As soon as my system is booted, there is some (less than 2%) kernel activity on core #14, along with userspace activity on 0-6. All other cores are silent.
However, I took a look in htop and zfs is not the only kernel process using that core, so likely something entirely wrong on my part.
So, this is cleary some sort of user error on my part. If you have any suggestions or Ideas, I would of course be very thankful nonetheless. If I find a solution, I will try to post it here too. Thanks!
Okay, so I think I figured it out, although the reasons why it is the way it is are beyond my understanding.

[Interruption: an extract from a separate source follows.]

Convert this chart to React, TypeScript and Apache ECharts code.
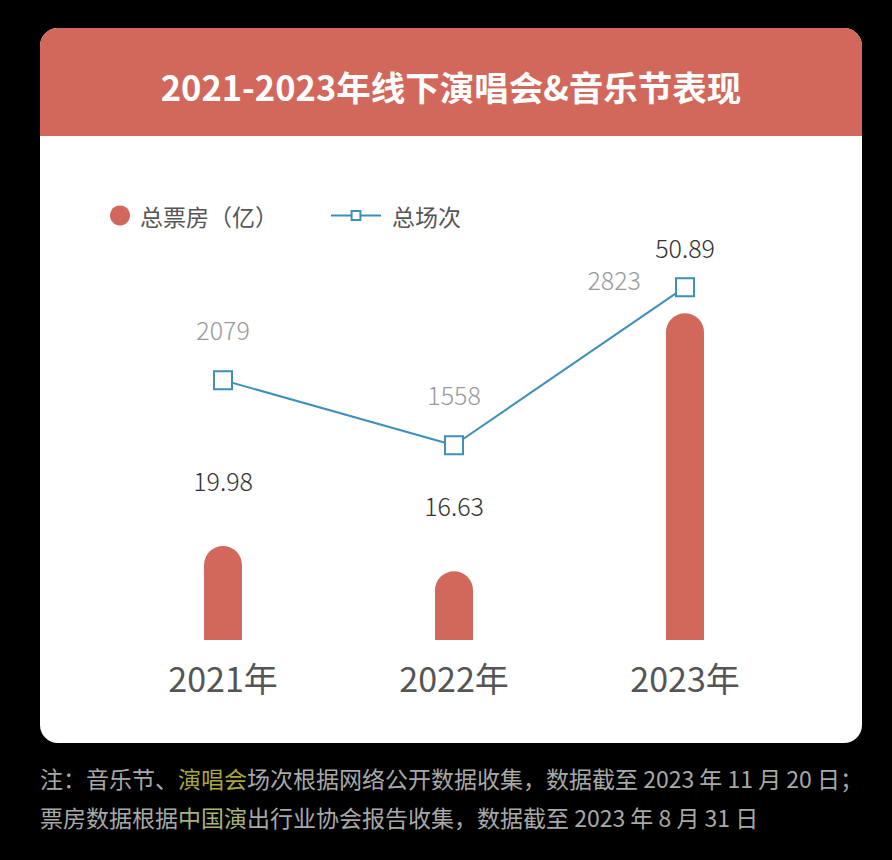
import React, { useEffect, useRef } from "react";
import * as echarts from "echarts";

const years = ["2021年", "2022年", "2023年"];
const boxOffice = [19.98, 16.63, 50.89];
const shows = [2079, 1558, 2823];
const seriesNames = ["总票房（亿）", "总场次"];
const titleText = "2021-2023年线下演唱会&音乐节表现";
const noteLine1 = "注：音乐节、{h|演唱会}场次根据网络公开数据收集，数据截至 2023 年 11 月 20 日；";
const noteLine2 = "票房数据根据{g|中国演}出行业协会报告收集，数据截至 2023 年 8 月 31 日";

const FONT = '"Noto Sans CJK SC", "Noto Sans", sans-serif';
const RED = "#D1685B";
const BLUE = "#3E90B9";

export default function App() {
  const ref = useRef<HTMLDivElement>(null);
  useEffect(() => {
    if (!ref.current) return;
    const chart = echarts.init(ref.current, undefined, { renderer: "svg" });
    chart.setOption({
      animation: false,
      backgroundColor: "#000",
      textStyle: { fontFamily: FONT },
      graphic: [
        {
          type: "rect",
          z: -10,
          shape: { x: 40, y: 28, width: 822, height: 715, r: 18 },
          style: { fill: "#fff" },
        },
        {
          type: "rect",
          z: -9,
          shape: { x: 40, y: 28, width: 822, height: 108, r: [18, 18, 0, 0] },
          style: { fill: RED },
        },
        {
          type: "text",
          x: 451,
          y: 86,
          style: {
            text: titleText,
            fill: "#fff",
            font: `bold 34.5px ${FONT}`,
            align: "center",
            verticalAlign: "middle",
          },
        },
        {
          type: "text",
          x: 40,
          y: 778,
          style: {
            text: noteLine1,
            fill: "#a8a8a8",
            font: `23px ${FONT}`,
            verticalAlign: "middle",
            rich: {
              h: { fill: "#aaa63c", font: `23px ${FONT}` },
            },
          },
        },
        {
          type: "text",
          x: 40,
          y: 817,
          style: {
            text: noteLine2,
            fill: "#a8a8a8",
            font: `23px ${FONT}`,
            verticalAlign: "middle",
            rich: {
              g: { fill: "#a9b27a", font: `23px ${FONT}` },
            },
          },
        },
      ],
      legend: [
        {
          data: [seriesNames[0]],
          left: 110,
          top: 204,
          padding: 0,
          icon: "circle",
          itemWidth: 30,
          itemHeight: 20,
          textStyle: { fontSize: 23, color: "#555", fontFamily: FONT },
        },
        {
          data: [seriesNames[1]],
          left: 330,
          top: 204,
          padding: 0,
          itemWidth: 50,
          itemHeight: 11,
          textStyle: { fontSize: 23, color: "#555", fontFamily: FONT, padding: [0, 0, 0, 6] },
        },
      ],
      grid: { left: 107.5, right: 91.5, top: 280, bottom: 220 },
      xAxis: {
        type: "category",
        data: years,
        axisLine: { show: false },
        axisTick: { show: false },
        axisLabel: { fontSize: 34, color: "#555", margin: 20, fontFamily: FONT },
      },
      yAxis: [
        { type: "value", min: 7.5, max: 55.3, show: false, splitLine: { show: false } },
        { type: "value", min: 0, max: 2880, show: false, splitLine: { show: false } },
      ],
      series: [
        {
          name: seriesNames[0],
          type: "bar",
          yAxisIndex: 0,
          data: boxOffice,
          barWidth: 38,
          itemStyle: { color: RED, borderRadius: [19, 19, 0, 0] },
          label: {
            show: true,
            position: "top",
            distance: 54,
            fontSize: 25,
            fontWeight: 300,
            color: "#333",
            fontFamily: FONT,
          },
        },
        {
          name: seriesNames[1],
          type: "line",
          yAxisIndex: 1,
          data: shows.map((v, i) =>
            i === 2
              ? { value: v, label: { position: "left", distance: 34, offset: [0, -8] } }
              : v
          ),
          symbol: "emptyRect",
          symbolSize: 18,
          lineStyle: { color: BLUE, width: 2 },
          itemStyle: { color: BLUE, borderWidth: 2 },
          label: {
            show: true,
            position: "top",
            distance: 29,
            fontSize: 25,
            fontWeight: 300,
            color: "#9a9a9a",
            fontFamily: FONT,
          },
        },
      ],
    });
    return () => chart.dispose();
  }, []);
  return (
    <div
      ref={ref}
      style={{ position: "fixed", left: 0, top: 0, width: 892, height: 860 }}
    />
  );
}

To make a long story short, if I leave a CPU core between 8 and 15 for the kernel, it uses that CPU core, otherwise it will just assign a random one at boot time and be stuck with it. So, if I isolated all CPUs except 0 and 1, CPUs 2-7 would not have any kernel processes, 8-15 would have a random CPU that has the kernel processes. Basically, what I did is followed the example made by @ipaqmaster - just leave some CPUs in the upper range as well, now I can use 2-7 and 10-15 exclusively and I have no more issues, everything is nice and isolated.
Thank you!
I concur with @Jauchi that with isolcpus=0-7, z_trim_int still managed to get scheduled onto cpu 0. I'll dig deeper if I have time.

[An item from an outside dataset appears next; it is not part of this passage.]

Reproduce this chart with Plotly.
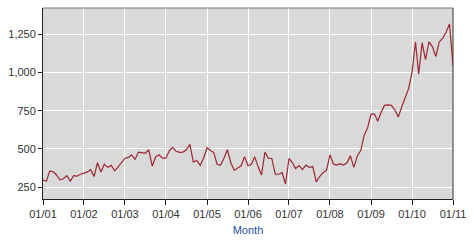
import pandas as pd
import plotly.graph_objects as go

# Monthly series, Jan 2001 .. Jan 2011
start_month = "2001-01-01"
values = [
    # 2001
    297, 290, 355, 352, 330, 298, 305, 325, 290, 325, 322, 335,
    # 2002
    342, 350, 365, 320, 410, 350, 400, 380, 393, 357, 383, 410,
    # 2003
    440, 445, 462, 432, 480, 476, 472, 495, 388, 448, 462, 440,
    # 2004
    440, 490, 511, 485, 478, 480, 495, 530, 415, 425, 393, 440,
    # 2005
    508, 490, 478, 400, 393, 440, 495, 410, 360, 375, 390, 450,
    # 2006
    390, 400, 450, 385, 330, 480, 440, 438, 335, 335, 346, 271,
    # 2007
    438, 410, 372, 392, 365, 395, 380, 385, 285, 320, 345, 360,
    # 2008
    462, 402, 395, 404, 395, 410, 455, 380, 455, 490, 590, 638,
    # 2009
    728, 728, 681, 740, 785, 788, 785, 755, 710, 775, 830, 895,
    # 2010
    1000, 1200, 990, 1195, 1085, 1200, 1170, 1105, 1200, 1225, 1265, 1318,
    # 2011
    1045,
]
months = pd.date_range(start_month, periods=len(values), freq="MS")

y_ticks = [250, 500, 750, 1000, 1250]
x_title = "Month"

fig = go.Figure()
fig.add_trace(go.Scatter(
    x=months, y=values, mode="lines",
    line=dict(color="#9e2633", width=1.2),
    hoverinfo="skip", showlegend=False,
))

font_family = "Liberation Sans, Arial, sans-serif"

fig.update_layout(
    width=474, height=243,
    margin=dict(l=41, r=21, t=8, b=41),
    paper_bgcolor="white",
    plot_bgcolor="#d9d9d9",
    font=dict(family=font_family, size=11, color="#333333"),
    xaxis=dict(
        range=["2001-01-01", "2011-01-01"],
        tick0="2001-01-01", dtick="M12", tickformat="%m/%y",
        showgrid=True, gridcolor="white", gridwidth=1.3,
        showline=True, linecolor="#222222", linewidth=1,
        ticks="outside", ticklen=5, tickcolor="#222222",
        zeroline=False,
        title=dict(text=x_title, font=dict(color="#1f4fa5", size=11), standoff=7),
        tickfont=dict(size=11, color="#333333"),
    ),
    yaxis=dict(
        range=[173, 1422],
        tickvals=y_ticks, tickformat=",d",
        showgrid=True, gridcolor="white", gridwidth=1.3,
        showline=True, linecolor="#222222", linewidth=1,
        ticks="outside", ticklen=4, tickcolor="#222222",
        zeroline=False,
        tickfont=dict(size=11, color="#333333"),
    ),
    shapes=[
        dict(type="line", xref="paper", yref="paper", x0=0, x1=1, y0=1, y1=1,
             line=dict(color="#777777", width=1)),
        dict(type="line", xref="paper", yref="paper", x0=1, x1=1, y0=0, y1=1,
             line=dict(color="#333333", width=1)),
    ],
)

fig.write_html("out.html")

Just FYI: the isolcpus doesn't work, but it seems some of the other command line args do. I have nohz_full=1-7,16-23 rcu_nocbs=0-7,16-23 irqaffinity=8-15,24-31 rcu_nocb_poll which makes the CPU threads 1-7, 16-23 ZFS-free it seems.

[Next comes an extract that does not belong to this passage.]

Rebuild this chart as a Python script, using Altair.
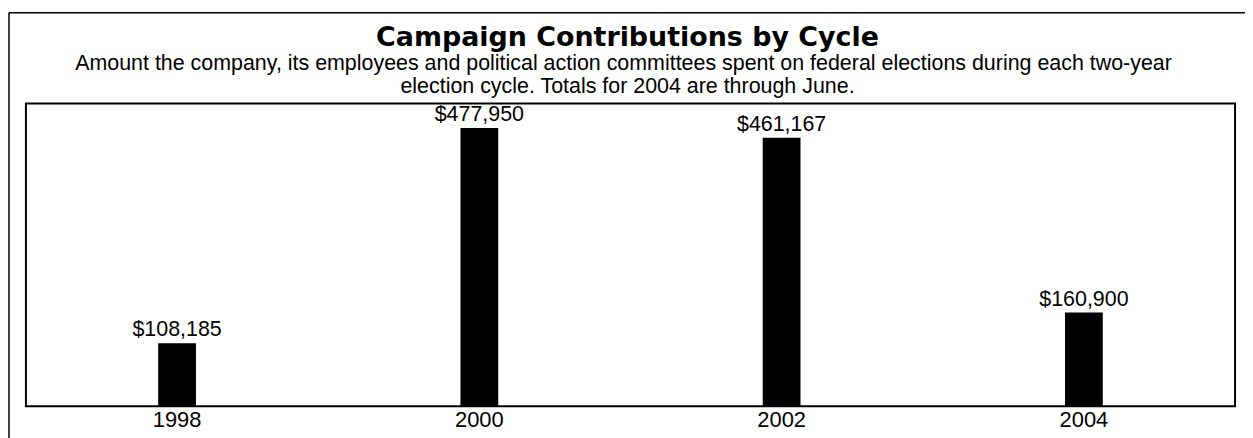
import altair as alt
import pandas as pd

cycles = ["1998", "2000", "2002", "2004"]
amounts = [108185, 477950, 461167, 160900]
labels = ["$108,185", "$477,950", "$461,167", "$160,900"]

title_text = "Campaign Contributions by Cycle"
subtitle_lines = [
    "Amount the company, its employees and political action committees spent on federal elections during each two-year",
    "election cycle. Totals for 2004 are through June.",
]

df = pd.DataFrame({"cycle": cycles, "amount": amounts, "label": labels})
one = pd.DataFrame({"k": [0]})

W = 1214
H = 304

base = alt.Chart(df).encode(
    x=alt.X(
        "cycle:N",
        sort=cycles,
        scale=alt.Scale(paddingInner=0.875, paddingOuter=0.4375),
        axis=alt.Axis(
            title=None,
            labelAngle=0,
            domain=False,
            ticks=False,
            labelFont="Liberation Sans",
            labelFontSize=22,
            labelColor="black",
            labelPadding=3,
        ),
    ),
    y=alt.Y("amount:Q", scale=alt.Scale(domain=[0, 520000]), axis=None),
)

bars = base.mark_bar(color="black")
text = base.mark_text(
    baseline="bottom", dy=-2, font="Liberation Sans", fontSize=21.5, color="black"
).encode(text="label:N")

frame_left = alt.Chart(one).mark_rule(color="black", strokeWidth=1.5).encode(
    x=alt.value(-17), y=alt.value(-91), y2=alt.value(H + 40)
)
frame_top = alt.Chart(one).mark_rule(color="black", strokeWidth=1.5).encode(
    x=alt.value(-17), x2=alt.value(W + 40), y=alt.value(-91)
)

title_mark = alt.Chart(one).mark_text(
    font="DejaVu Sans", fontWeight="bold", fontSize=27, color="black",
    align="center", baseline="alphabetic",
).encode(x=alt.value(604), y=alt.value(-58), text=alt.value(title_text))

sub1 = alt.Chart(one).mark_text(
    font="Liberation Sans", fontSize=21.5, color="black",
    align="center", baseline="alphabetic",
).encode(x=alt.value(600), y=alt.value(-34), text=alt.value(subtitle_lines[0]))

sub2 = alt.Chart(one).mark_text(
    font="Liberation Sans", fontSize=21.5, color="black",
    align="center", baseline="alphabetic",
).encode(x=alt.value(604), y=alt.value(-11), text=alt.value(subtitle_lines[1]))

chart = (
    alt.layer(frame_left, frame_top, title_mark, sub1, sub2, bars, text)
    .properties(
        width=W,
        height=H,
        autosize="none",
        background="white",
        padding={"left": 18, "top": 95, "right": 10, "bottom": 32},
    )
    .configure_view(stroke="black", strokeWidth=2)
)

chart.save("out.html", embed_options={"renderer": "svg", "actions": False})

I also use spl.spl_taskq_thread_bind=0 spl.spl_taskq_thread_priority=0 which may matter.
I just tested (on fully updated Ubuntu 24.04) with the config shared by @IvanVolosyuk (with the exception of nohz_full=1-7,17-23 - note the ticks on the sibling hyperthread) and I found ZFS pinned all its threads to core 0, which was bad news. Tried removing nohz_full and it was the same, no difference with spl_taskq_thread_bind set to 0 or 1.
Had to give the box back so ran out of time to test any more, if I can get a box with a similar CPU i'll have another go.
My objective was to only allow ZFS to use cores 8-15 and 24-31 (one of those AMD X3D CPUs with chunky L3 cache on only those cores)
Yeah, I also have 7950x3d CPU. I use this config for a while without issues. My first CCD is running qemu/kvm with realtime priority (except for CPU/thread=0, which is left alone as Linux still schedules something on it). I don't use isolcpus, but I do pin vcpu and io threads in qemu; and interrupt lines in Linux kernel away from the CCD. I can observe ZFS only using second CCD in 'top' when doing heavy zstd compression in ZFS.
If you plan on buying that CPU - I would advice against it if you plan to do kvm+vfio: https://www.reddit.com/r/VFIO/comments/194ndu7/anyone_experiencing_host_random_reboots_using/
How do we get this reopened and/or raise a separate bug? This bug is closed so presumably nobody is looking at it anymore.
@behlendorf can we reopen this as the issue is still exist. I understand that there are some technical / license issues to make it happen.